CudnnActivationBackward computes the gradient of an activation function via cuDNN. y: forward output, dy: upstream gradient, x: original input. All must have the same shape. Returns dx with the same shape.

func (*GPUEngine[T]) CudnnActivationForward

func (e *GPUEngine[T]) CudnnActivationForward(
	_ context.Context,
	x *tensor.TensorNumeric[T],
	mode gpuapi.ActivationMode,
) (*tensor.TensorNumeric[T], error)

CudnnActivationForward applies an activation function via the GPU DNN backend. mode selects the activation: ActivationReLU, ActivationSigmoid, ActivationTanh. The input tensor shape is preserved in the output.

func (*GPUEngine[T]) CudnnBatchNormBackward

func (e *GPUEngine[T]) CudnnBatchNormBackward(
	_ context.Context,
	x, dy, scale *tensor.TensorNumeric[T],
	saveMean, saveInvVariance *tensor.TensorNumeric[T],
) (*tensor.TensorNumeric[T], *tensor.TensorNumeric[T], *tensor.TensorNumeric[T], error)

CudnnBatchNormBackward computes gradients for batch normalization via cuDNN. x: [N, C, H, W], dy: [N, C, H, W], scale: [C]. saveMean, saveInvVariance: [C] (from BatchNormForwardTraining). Returns dx: [N, C, H, W], dScale: [C], dBias: [C].
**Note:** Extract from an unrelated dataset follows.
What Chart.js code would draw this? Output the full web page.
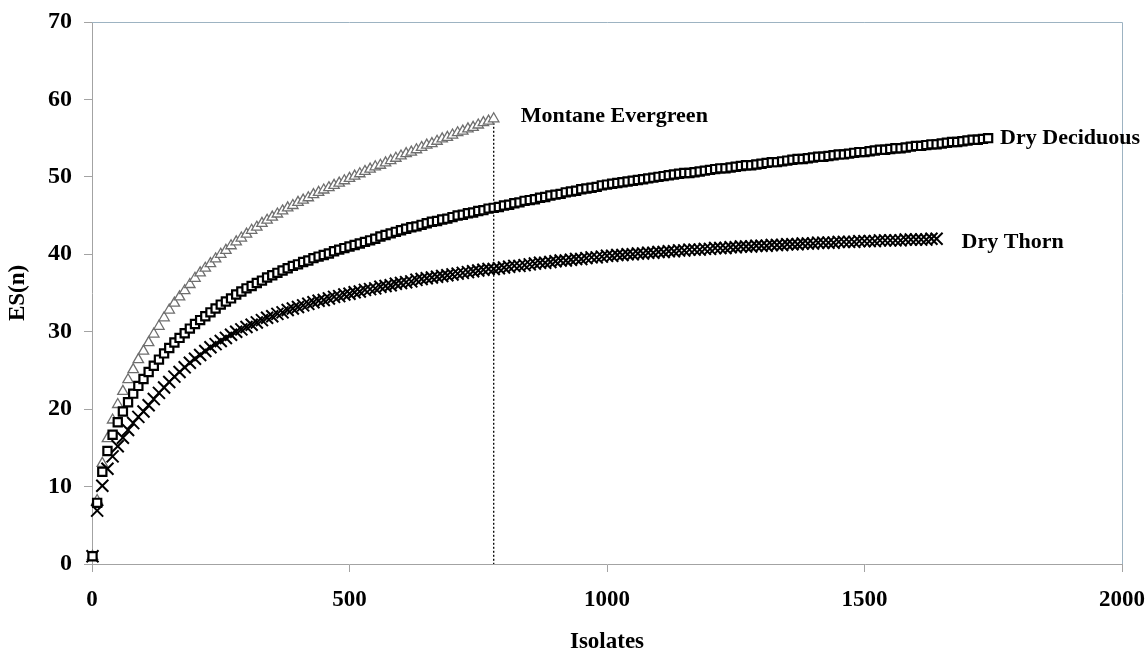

func (*GPUEngine[T]) CudnnPoolingBackward

func (e *GPUEngine[T]) CudnnPoolingBackward(
	_ context.Context,
	x, y, dy *tensor.TensorNumeric[T],
	mode gpuapi.PoolingMode,
	windowH, windowW, padH, padW, strideH, strideW int,
) (*tensor.TensorNumeric[T], error)

CudnnPoolingBackward computes the gradient of 2D pooling via cuDNN. y: forward output [N,C,outH,outW], dy: upstream gradient [N,C,outH,outW], x: forward input [N,C,H,W]. Returns dx: [N,C,H,W].

func (*GPUEngine[T]) CudnnPoolingForward

func (e *GPUEngine[T]) CudnnPoolingForward(
	_ context.Context,
	x *tensor.TensorNumeric[T],
	mode gpuapi.PoolingMode,
	windowH, windowW, padH, padW, strideH, strideW int,
) (*tensor.TensorNumeric[T], error)

CudnnPoolingForward performs 2D pooling via the GPU DNN backend. x must be [N, C, H, W]. Returns [N, C, outH, outW].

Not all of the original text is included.